**TASK:**
Reproduce all of the data below without alteration; exclude every picture.

**SUPPLIED INFORMATION:**

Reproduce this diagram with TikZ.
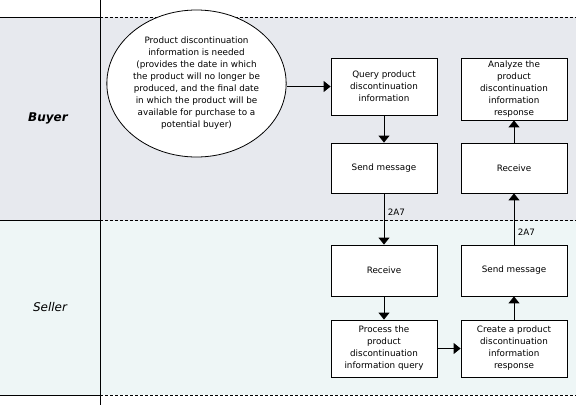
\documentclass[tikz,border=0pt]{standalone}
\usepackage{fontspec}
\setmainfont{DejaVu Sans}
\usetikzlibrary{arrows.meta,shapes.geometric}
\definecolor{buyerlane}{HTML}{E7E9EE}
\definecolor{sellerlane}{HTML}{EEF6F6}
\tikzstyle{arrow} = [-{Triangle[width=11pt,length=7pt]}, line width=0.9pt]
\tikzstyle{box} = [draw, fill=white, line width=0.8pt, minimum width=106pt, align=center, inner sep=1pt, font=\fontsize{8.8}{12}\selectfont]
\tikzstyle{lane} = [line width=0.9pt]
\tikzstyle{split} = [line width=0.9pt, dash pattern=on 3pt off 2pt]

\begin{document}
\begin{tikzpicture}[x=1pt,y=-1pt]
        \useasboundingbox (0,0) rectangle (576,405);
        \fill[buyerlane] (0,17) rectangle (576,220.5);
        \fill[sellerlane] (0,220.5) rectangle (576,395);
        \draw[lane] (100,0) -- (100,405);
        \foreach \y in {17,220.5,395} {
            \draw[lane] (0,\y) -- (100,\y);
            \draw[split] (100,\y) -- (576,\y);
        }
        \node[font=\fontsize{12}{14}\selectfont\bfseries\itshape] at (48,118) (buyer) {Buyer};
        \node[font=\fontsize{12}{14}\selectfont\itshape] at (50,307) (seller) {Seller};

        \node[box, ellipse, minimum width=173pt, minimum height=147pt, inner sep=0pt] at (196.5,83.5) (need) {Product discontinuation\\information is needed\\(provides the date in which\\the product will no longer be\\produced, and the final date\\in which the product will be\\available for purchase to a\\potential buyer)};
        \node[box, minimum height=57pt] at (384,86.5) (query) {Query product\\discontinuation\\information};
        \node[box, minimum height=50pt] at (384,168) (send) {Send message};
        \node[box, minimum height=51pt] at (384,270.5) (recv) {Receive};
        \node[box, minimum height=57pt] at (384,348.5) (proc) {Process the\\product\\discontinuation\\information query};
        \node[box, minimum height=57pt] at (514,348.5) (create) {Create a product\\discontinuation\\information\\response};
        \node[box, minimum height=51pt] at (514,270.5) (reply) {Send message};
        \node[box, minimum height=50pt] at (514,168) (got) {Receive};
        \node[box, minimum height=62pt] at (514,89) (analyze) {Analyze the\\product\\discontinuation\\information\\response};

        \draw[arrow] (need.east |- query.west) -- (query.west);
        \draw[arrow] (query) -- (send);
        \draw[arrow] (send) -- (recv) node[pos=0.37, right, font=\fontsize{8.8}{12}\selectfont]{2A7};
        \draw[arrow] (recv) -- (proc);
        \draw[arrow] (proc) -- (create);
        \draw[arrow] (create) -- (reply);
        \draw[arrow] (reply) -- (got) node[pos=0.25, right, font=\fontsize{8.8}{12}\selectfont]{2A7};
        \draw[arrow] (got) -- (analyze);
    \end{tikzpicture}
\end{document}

**PROBLEM SOLUTION:**
Reproduce this diagram with TikZ.
\documentclass[tikz,border=0pt]{standalone}
\usepackage{fontspec}
\setmainfont{DejaVu Sans}
\usetikzlibrary{arrows.meta,shapes.geometric}
\definecolor{buyerlane}{HTML}{E7E9EE}
\definecolor{sellerlane}{HTML}{EEF6F6}
\tikzstyle{arrow} = [-{Triangle[width=11pt,length=7pt]}, line width=0.9pt]
\tikzstyle{box} = [draw, fill=white, line width=0.8pt, minimum width=106pt, align=center, inner sep=1pt, font=\fontsize{8.8}{12}\selectfont]
\tikzstyle{lane} = [line width=0.9pt]
\tikzstyle{split} = [line width=0.9pt, dash pattern=on 3pt off 2pt]

\begin{document}
\begin{tikzpicture}[x=1pt,y=-1pt]
        \useasboundingbox (0,0) rectangle (576,405);
        \fill[buyerlane] (0,17) rectangle (576,220.5);
        \fill[sellerlane] (0,220.5) rectangle (576,395);
        \draw[lane] (100,0) -- (100,405);
        \foreach \y in {17,220.5,395} {
            \draw[lane] (0,\y) -- (100,\y);
            \draw[split] (100,\y) -- (576,\y);
        }
        \node[font=\fontsize{12}{14}\selectfont\bfseries\itshape] at (48,118) (buyer) {Buyer};
        \node[font=\fontsize{12}{14}\selectfont\itshape] at (50,307) (seller) {Seller};

        \node[box, ellipse, minimum width=173pt, minimum height=147pt, inner sep=0pt] at (196.5,83.5) (need) {Product discontinuation\\information is needed\\(provides the date in which\\the product will no longer be\\produced, and the final date\\in which the product will be\\available for purchase to a\\potential buyer)};
        \node[box, minimum height=57pt] at (384,86.5) (query) {Query product\\discontinuation\\information};
        \node[box, minimum height=50pt] at (384,168) (send) {Send message};
        \node[box, minimum height=51pt] at (384,270.5) (recv) {Receive};
        \node[box, minimum height=57pt] at (384,348.5) (proc) {Process the\\product\\discontinuation\\information query};
        \node[box, minimum height=57pt] at (514,348.5) (create) {Create a product\\discontinuation\\information\\response};
        \node[box, minimum height=51pt] at (514,270.5) (reply) {Send message};
        \node[box, minimum height=50pt] at (514,168) (got) {Receive};
        \node[box, minimum height=62pt] at (514,89) (analyze) {Analyze the\\product\\discontinuation\\information\\response};

        \draw[arrow] (need.east |- query.west) -- (query.west);
        \draw[arrow] (query) -- (send);
        \draw[arrow] (send) -- (recv) node[pos=0.37, right, font=\fontsize{8.8}{12}\selectfont]{2A7};
        \draw[arrow] (recv) -- (proc);
        \draw[arrow] (proc) -- (create);
        \draw[arrow] (create) -- (reply);
        \draw[arrow] (reply) -- (got) node[pos=0.25, right, font=\fontsize{8.8}{12}\selectfont]{2A7};
        \draw[arrow] (got) -- (analyze);
    \end{tikzpicture}
\end{document}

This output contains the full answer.